OSCR has set a precedent for passing the ‘charity test’ by recognizing certain other private schools’ charitable status. George Heriot’s in Edinburgh and Gordonstoun – the former abode of our honourable head-of-state-in-waiting Prince Charles – both passed whilst offering approximately 10% of their incomes in means-tested benefit.

This level is far too low. As Stephen Maxwell argues, it is implausible to claim that an organization that offers 90% of its services to the affluent shows due concern for those who need help the most. Rather, he urges that institutions should be dedicating approximately 90% towards the needy in order to receive charitable tax breaks.

He said, “Today the public understanding of charity remains that a charity should be dedicated to a general public benefit – i.e. a benefit to which everyone has access – or to meeting the needs of people who are disadvantaged – by illness, poverty, poor housing, etc.”  Mr.

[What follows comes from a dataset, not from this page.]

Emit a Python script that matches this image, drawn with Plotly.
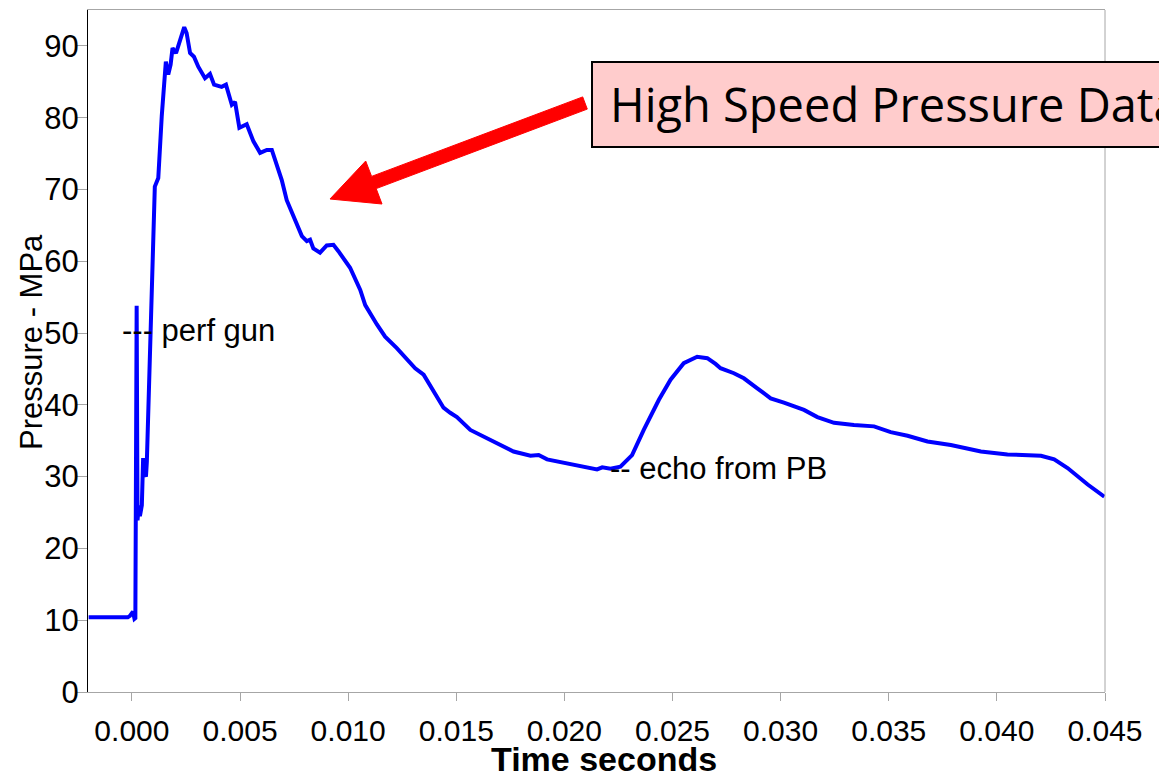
import plotly.graph_objects as go

# ---- data (time in seconds, pressure in MPa) ----
time_ms = [-2.00, -1.02, -0.19, -0.09, 0.05, 0.12, 0.16, 0.22, 0.26, 0.32, 0.37, 0.46,
           0.52, 0.58, 0.65, 0.69, 0.96, 1.06, 1.22, 1.38, 1.57, 1.68, 1.79, 1.88,
           2.04, 2.19, 2.30, 2.42, 2.53, 2.69, 2.87, 3.07, 3.38, 3.61, 3.80, 4.15,
           4.35, 4.62, 4.77, 4.97, 5.31, 5.62, 5.93, 6.24, 6.47, 6.70, 6.93, 7.16,
           7.47, 7.70, 7.86, 8.09, 8.24, 8.39, 8.70, 9.01, 9.32, 9.55, 9.86, 10.09,
           10.56, 10.79, 11.33, 11.71, 12.25, 12.79, 13.10, 13.49, 13.95, 14.41, 14.72,
           15.03, 15.65, 16.26, 16.88, 17.65, 18.43, 18.81, 19.20, 19.97, 20.74, 21.51,
           21.75, 22.13, 22.59, 23.13, 23.67, 24.37, 24.91, 25.52, 26.14, 26.61, 26.99,
           27.22, 27.84, 28.30, 28.92, 29.54, 30.15, 31.08, 31.70, 32.47, 33.39, 34.32,
           35.09, 35.87, 36.79, 37.87, 39.26, 40.49, 42.04, 42.65, 43.27, 44.20, 44.97]
pressure = [10.4, 10.4, 10.4, 10.6, 11.2, 10.2, 10.3, 53.8, 23.9, 26.0, 24.5, 26.0,
            32.6, 30.5, 30.0, 32.0, 57.4, 70.4, 71.6, 80.2, 87.8, 86.0, 87.4, 89.7,
            89.0, 90.6, 91.3, 92.6, 91.8, 89.0, 88.5, 87.1, 85.5, 86.1, 84.6, 84.3,
            84.6, 81.8, 82.2, 78.6, 79.1, 76.7, 75.1, 75.5, 75.5, 73.4, 71.3, 68.5,
            66.2, 64.8, 63.5, 62.8, 63.0, 61.8, 61.2, 62.2, 62.3, 61.4, 60.2, 59.1,
            56.0, 53.9, 51.2, 49.5, 47.9, 46.0, 45.1, 44.2, 41.9, 39.6, 38.9,
            38.3, 36.5, 35.6, 34.7, 33.5, 32.9, 33.0, 32.4, 31.9, 31.4, 31.0,
            31.3, 31.1, 31.4, 33.0, 36.5, 40.7, 43.5, 45.8, 46.7, 46.5, 45.7,
            45.1, 44.4, 43.7, 42.3, 40.9, 40.3, 39.3, 38.3, 37.5, 37.2, 37.0,
            36.2, 35.7, 34.9, 34.4, 33.5, 33.1, 32.9, 32.4, 31.2, 28.9, 27.2]
time_s = [t / 1000.0 for t in time_ms]

x_ticks = [0.000, 0.005, 0.010, 0.015, 0.020, 0.025, 0.030, 0.035, 0.040, 0.045]
y_ticks = [0, 10, 20, 30, 40, 50, 60, 70, 80, 90]

# ---- layout geometry ----
W, H = 1159, 779
ML, MR, MT, MB = 88, 54, 10, 87
PW = W - ML - MR
PH = H - MT - MB

def px(xp):
    return (xp - ML) / PW

def py(yp):
    return (H - MB - yp) / PH

FONT = "Liberation Sans, Arial, sans-serif"
GRAY = "#a6a6a6"

fig = go.Figure()
fig.add_trace(go.Scatter(x=time_s, y=pressure, mode="lines",
                         line=dict(color="#0000ff", width=4), showlegend=False,
                         hoverinfo="skip"))

fig.update_layout(
    width=W, height=H,
    margin=dict(l=ML, r=MR, t=MT, b=MB),
    paper_bgcolor="white", plot_bgcolor="white",
    showlegend=False,
)
fig.update_xaxes(range=[-0.00203, 0.045], tickvals=x_ticks, tickformat=".3f",
                 showgrid=False, zeroline=False, showline=True, linecolor=GRAY,
                 linewidth=1, mirror=True, ticks="outside", ticklen=8, tickcolor=GRAY,
                 tickfont=dict(family=FONT, size=30, color="black"),
                 ticklabelstandoff=4)
fig.update_yaxes(range=[0, 95], tickvals=y_ticks, showgrid=False, zeroline=False,
                 showline=True, linecolor="black", linewidth=1, mirror=False,
                 ticks="outside", ticklen=10, tickcolor=GRAY,
                 tickfont=dict(family=FONT, size=31, color="black"),
                 ticklabelstandoff=-8)

shapes = []
# right border of plot area
shapes.append(dict(type="line", xref="paper", yref="paper", x0=1, x1=1, y0=0, y1=1,
                   line=dict(color=GRAY, width=1)))
# callout box
shapes.append(dict(type="rect", xref="paper", yref="paper",
                   x0=px(592), x1=px(1200), y0=py(147), y1=py(62),
                   fillcolor="#ffcccc", line=dict(color="black", width=2), layer="above"))
# red arrow polygon
arrow_pts = [(330, 199), (365.7, 161), (371.6, 176.4), (582.7, 96.9), (587.3, 109.1),
             (376.2, 188.6), (382, 204)]
path = "M " + " L ".join(f"{px(a):.5f},{py(b):.5f}" for a, b in arrow_pts) + " Z"
shapes.append(dict(type="path", xref="paper", yref="paper", path=path,
                   fillcolor="#ff0000", line=dict(color="#ff0000", width=1), layer="above"))
fig.update_layout(shapes=shapes)

annotations = [
    dict(text="High Speed Pressure Data", xref="paper", yref="paper", x=px(608), y=py(104),
         xanchor="left", yanchor="middle", showarrow=False,
         font=dict(family="Open Sans, Noto Sans, sans-serif", size=47, color="black")),
    dict(text="--- perf gun", xref="x", yref="y", x=-0.00055, y=50.4,
         xanchor="left", yanchor="middle", showarrow=False,
         font=dict(family=FONT, size=31, color="black")),
    dict(text="-- echo from PB", xref="x", yref="y", x=0.02203, y=31.2,
         xanchor="left", yanchor="middle", showarrow=False,
         font=dict(family=FONT, size=31, color="black")),
    dict(text="<b>Time seconds</b>", xref="paper", yref="paper", x=px(604), y=py(759),
         xanchor="center", yanchor="middle", showarrow=False,
         font=dict(family=FONT, size=34, color="black")),
    dict(text="Pressure - MPa", xref="paper", yref="paper", x=px(31), y=py(342),
         xanchor="center", yanchor="middle", showarrow=False, textangle=-90,
         font=dict(family=FONT, size=31, color="black")),
]
fig.update_layout(annotations=annotations)

fig.write_html("out.html")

Maxwell continued, “If The Charities Act were properly applied, this would result in most fee-paying schools losing their charitable status.”

The current system of private education segregates society along the lines of ‘ability-to-pay’. Consequently, it perpetuates inequality and consolidates political power in the hands of a moneyed-elite. In Scotland, the first step we can take towards addressing this injustice is to revoke the charitable status of all fee-paying schools.